Data for processing:
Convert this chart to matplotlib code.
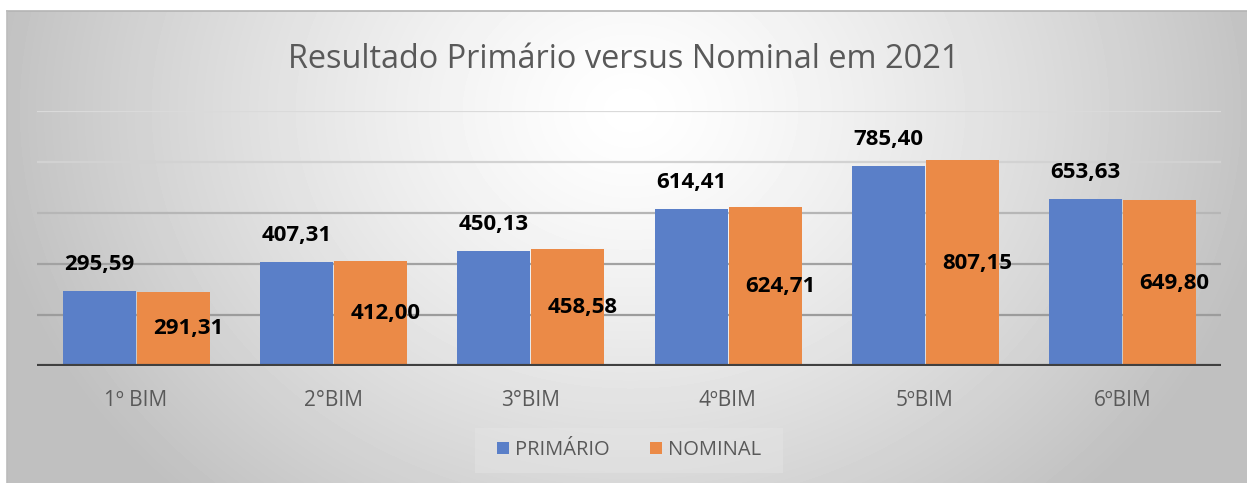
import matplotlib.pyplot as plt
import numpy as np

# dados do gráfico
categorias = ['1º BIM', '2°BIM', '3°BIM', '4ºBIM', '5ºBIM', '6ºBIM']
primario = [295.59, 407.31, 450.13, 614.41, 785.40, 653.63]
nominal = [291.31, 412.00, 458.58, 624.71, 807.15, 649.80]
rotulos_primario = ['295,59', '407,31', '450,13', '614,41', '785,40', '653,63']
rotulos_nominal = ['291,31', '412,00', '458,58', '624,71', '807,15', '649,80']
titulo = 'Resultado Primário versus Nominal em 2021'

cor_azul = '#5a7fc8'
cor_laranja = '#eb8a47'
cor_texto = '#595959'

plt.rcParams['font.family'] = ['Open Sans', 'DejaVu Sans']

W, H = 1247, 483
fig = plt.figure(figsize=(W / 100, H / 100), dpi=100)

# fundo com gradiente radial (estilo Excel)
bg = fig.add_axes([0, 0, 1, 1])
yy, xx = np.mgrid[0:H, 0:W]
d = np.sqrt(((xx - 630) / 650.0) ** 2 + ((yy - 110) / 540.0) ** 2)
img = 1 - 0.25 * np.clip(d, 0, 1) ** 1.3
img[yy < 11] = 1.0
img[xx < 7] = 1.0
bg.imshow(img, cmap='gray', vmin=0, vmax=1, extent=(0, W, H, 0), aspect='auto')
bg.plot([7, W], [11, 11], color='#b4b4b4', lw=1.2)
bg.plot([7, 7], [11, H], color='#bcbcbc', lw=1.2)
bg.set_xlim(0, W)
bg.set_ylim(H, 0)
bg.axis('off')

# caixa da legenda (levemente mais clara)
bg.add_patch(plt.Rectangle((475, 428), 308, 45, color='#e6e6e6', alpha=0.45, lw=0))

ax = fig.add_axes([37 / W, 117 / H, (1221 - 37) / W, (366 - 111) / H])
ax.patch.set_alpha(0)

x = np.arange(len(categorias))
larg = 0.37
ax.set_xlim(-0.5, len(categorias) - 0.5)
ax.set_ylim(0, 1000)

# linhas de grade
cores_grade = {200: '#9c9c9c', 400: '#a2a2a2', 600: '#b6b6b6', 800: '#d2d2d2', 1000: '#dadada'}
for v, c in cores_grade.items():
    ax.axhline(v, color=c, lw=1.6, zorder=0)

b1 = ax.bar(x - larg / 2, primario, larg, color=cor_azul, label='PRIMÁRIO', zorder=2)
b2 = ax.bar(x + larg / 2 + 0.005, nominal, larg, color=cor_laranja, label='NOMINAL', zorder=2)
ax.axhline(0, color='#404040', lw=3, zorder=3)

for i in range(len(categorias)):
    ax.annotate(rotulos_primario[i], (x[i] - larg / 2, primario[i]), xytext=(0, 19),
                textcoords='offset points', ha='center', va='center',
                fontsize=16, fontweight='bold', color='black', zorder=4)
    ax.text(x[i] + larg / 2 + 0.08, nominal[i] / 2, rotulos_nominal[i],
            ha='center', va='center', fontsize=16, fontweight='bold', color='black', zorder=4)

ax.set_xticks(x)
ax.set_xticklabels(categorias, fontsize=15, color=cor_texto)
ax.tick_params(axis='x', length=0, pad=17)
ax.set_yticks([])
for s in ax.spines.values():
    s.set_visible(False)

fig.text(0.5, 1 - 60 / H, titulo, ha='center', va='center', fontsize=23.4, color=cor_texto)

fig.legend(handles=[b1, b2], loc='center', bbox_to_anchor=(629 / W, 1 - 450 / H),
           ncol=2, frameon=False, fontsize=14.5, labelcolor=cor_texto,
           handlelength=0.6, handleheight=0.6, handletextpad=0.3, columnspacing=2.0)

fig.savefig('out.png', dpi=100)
--
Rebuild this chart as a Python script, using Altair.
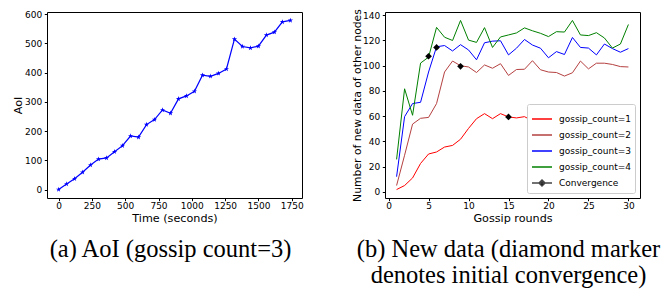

Exercise goal: Leave out the pictures, and copy only the lines from the one holding "Convert this chart to matplotlib code." through the one holding "ax.axhline(v, color=c, lw=1.6, zorder=0)", exactly as written.

Expected output:
Convert this chart to matplotlib code.
import matplotlib.pyplot as plt
import numpy as np

# dados do gráfico
categorias = ['1º BIM', '2°BIM', '3°BIM', '4ºBIM', '5ºBIM', '6ºBIM']
primario = [295.59, 407.31, 450.13, 614.41, 785.40, 653.63]
nominal = [291.31, 412.00, 458.58, 624.71, 807.15, 649.80]
rotulos_primario = ['295,59', '407,31', '450,13', '614,41', '785,40', '653,63']
rotulos_nominal = ['291,31', '412,00', '458,58', '624,71', '807,15', '649,80']
titulo = 'Resultado Primário versus Nominal em 2021'

cor_azul = '#5a7fc8'
cor_laranja = '#eb8a47'
cor_texto = '#595959'

plt.rcParams['font.family'] = ['Open Sans', 'DejaVu Sans']

W, H = 1247, 483
fig = plt.figure(figsize=(W / 100, H / 100), dpi=100)

# fundo com gradiente radial (estilo Excel)
bg = fig.add_axes([0, 0, 1, 1])
yy, xx = np.mgrid[0:H, 0:W]
d = np.sqrt(((xx - 630) / 650.0) ** 2 + ((yy - 110) / 540.0) ** 2)
img = 1 - 0.25 * np.clip(d, 0, 1) ** 1.3
img[yy < 11] = 1.0
img[xx < 7] = 1.0
bg.imshow(img, cmap='gray', vmin=0, vmax=1, extent=(0, W, H, 0), aspect='auto')
bg.plot([7, W], [11, 11], color='#b4b4b4', lw=1.2)
bg.plot([7, 7], [11, H], color='#bcbcbc', lw=1.2)
bg.set_xlim(0, W)
bg.set_ylim(H, 0)
bg.axis('off')

# caixa da legenda (levemente mais clara)
bg.add_patch(plt.Rectangle((475, 428), 308, 45, color='#e6e6e6', alpha=0.45, lw=0))

ax = fig.add_axes([37 / W, 117 / H, (1221 - 37) / W, (366 - 111) / H])
ax.patch.set_alpha(0)

x = np.arange(len(categorias))
larg = 0.37
ax.set_xlim(-0.5, len(categorias) - 0.5)
ax.set_ylim(0, 1000)

# linhas de grade
cores_grade = {200: '#9c9c9c', 400: '#a2a2a2', 600: '#b6b6b6', 800: '#d2d2d2', 1000: '#dadada'}
for v, c in cores_grade.items():
    ax.axhline(v, color=c, lw=1.6, zorder=0)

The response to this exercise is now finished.